>> BEGIN Given records
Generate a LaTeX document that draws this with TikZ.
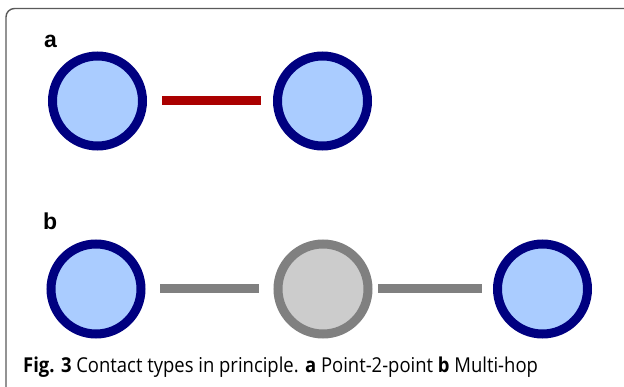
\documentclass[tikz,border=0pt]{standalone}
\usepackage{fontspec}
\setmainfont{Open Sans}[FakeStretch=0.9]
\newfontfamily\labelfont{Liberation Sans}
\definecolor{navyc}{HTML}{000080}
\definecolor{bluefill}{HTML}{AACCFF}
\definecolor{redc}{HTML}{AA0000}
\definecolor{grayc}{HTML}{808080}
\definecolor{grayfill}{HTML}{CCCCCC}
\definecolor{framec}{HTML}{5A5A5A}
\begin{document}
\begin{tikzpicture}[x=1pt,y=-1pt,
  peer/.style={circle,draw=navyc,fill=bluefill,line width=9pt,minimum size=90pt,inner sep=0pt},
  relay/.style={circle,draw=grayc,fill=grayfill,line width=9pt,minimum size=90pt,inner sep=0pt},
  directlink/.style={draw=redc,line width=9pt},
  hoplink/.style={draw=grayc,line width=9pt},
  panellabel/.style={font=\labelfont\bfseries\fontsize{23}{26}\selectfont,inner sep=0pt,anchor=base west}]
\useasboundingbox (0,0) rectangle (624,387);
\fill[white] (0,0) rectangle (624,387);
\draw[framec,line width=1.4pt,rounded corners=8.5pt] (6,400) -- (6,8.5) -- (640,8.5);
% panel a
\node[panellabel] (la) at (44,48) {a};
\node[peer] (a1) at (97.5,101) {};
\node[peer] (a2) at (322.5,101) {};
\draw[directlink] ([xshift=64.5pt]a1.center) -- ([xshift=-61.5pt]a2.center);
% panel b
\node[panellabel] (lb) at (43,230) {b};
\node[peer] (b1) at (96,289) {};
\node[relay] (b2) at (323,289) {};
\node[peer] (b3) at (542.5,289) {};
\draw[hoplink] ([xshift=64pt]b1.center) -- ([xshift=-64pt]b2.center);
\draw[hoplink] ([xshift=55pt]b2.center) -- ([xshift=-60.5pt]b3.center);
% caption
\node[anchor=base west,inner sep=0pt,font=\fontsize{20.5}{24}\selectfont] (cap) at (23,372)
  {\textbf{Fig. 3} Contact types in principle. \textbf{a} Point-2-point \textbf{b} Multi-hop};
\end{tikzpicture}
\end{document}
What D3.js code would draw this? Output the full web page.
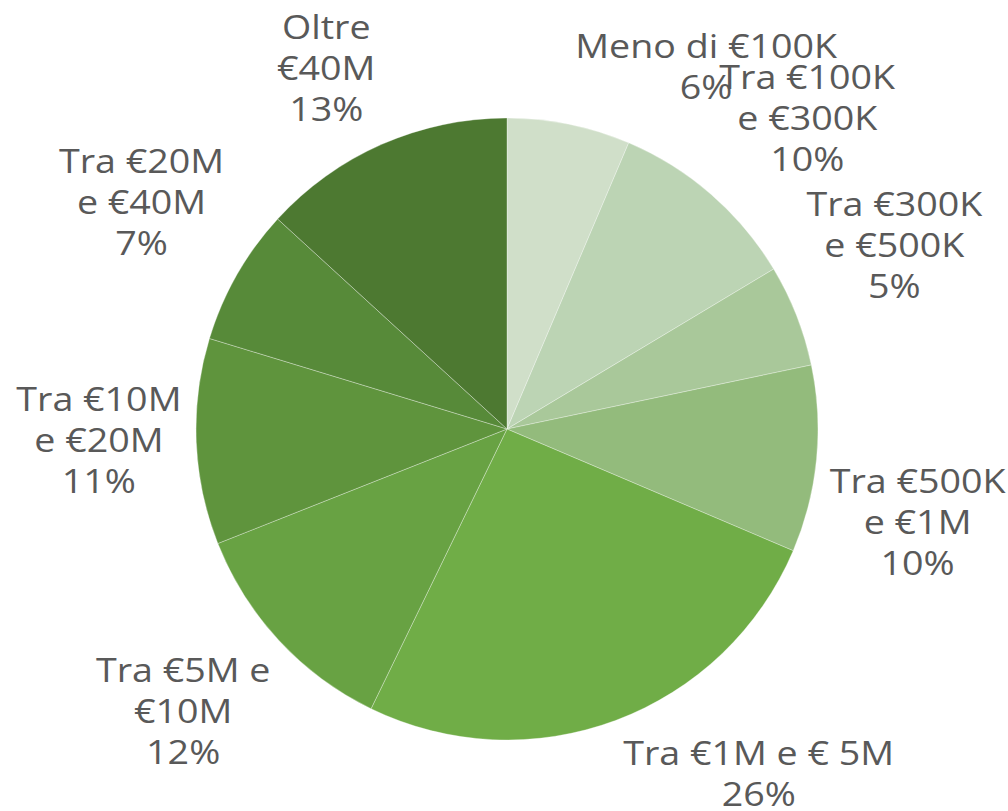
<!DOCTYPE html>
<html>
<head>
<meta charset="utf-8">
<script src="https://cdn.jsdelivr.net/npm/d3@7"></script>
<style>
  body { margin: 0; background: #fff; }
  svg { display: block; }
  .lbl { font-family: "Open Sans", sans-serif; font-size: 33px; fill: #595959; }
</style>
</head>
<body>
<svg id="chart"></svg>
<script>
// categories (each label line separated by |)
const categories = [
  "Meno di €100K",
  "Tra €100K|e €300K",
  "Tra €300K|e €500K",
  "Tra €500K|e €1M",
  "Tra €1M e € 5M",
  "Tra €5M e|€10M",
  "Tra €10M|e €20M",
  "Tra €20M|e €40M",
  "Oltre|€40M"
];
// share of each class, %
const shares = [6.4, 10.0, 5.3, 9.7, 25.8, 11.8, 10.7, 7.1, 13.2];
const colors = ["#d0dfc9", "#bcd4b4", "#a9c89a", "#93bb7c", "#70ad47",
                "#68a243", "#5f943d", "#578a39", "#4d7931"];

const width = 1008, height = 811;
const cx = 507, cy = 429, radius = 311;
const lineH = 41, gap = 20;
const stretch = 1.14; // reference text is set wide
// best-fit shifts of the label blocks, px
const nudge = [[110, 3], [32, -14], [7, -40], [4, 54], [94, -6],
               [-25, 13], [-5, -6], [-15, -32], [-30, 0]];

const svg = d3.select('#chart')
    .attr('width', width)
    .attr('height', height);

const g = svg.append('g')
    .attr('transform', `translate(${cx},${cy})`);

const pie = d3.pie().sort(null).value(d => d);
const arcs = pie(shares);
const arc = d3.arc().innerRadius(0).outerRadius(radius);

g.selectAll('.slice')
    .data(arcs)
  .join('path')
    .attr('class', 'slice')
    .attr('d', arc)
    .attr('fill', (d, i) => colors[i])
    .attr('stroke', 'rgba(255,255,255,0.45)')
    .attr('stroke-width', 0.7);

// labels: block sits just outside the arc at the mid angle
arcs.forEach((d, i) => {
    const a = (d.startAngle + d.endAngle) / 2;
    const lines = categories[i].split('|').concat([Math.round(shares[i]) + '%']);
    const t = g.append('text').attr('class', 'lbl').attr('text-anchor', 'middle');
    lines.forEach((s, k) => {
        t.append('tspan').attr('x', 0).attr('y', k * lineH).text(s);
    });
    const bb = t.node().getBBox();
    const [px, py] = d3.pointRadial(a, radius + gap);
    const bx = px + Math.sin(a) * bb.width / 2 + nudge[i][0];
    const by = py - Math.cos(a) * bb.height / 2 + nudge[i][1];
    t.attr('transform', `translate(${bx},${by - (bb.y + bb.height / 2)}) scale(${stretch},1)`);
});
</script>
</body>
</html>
>> END Given records
Read the lines above. Gather those in which the string "this" is found.

Generate a LaTeX document that draws this with TikZ.
What D3.js code would draw this? Output the full web page.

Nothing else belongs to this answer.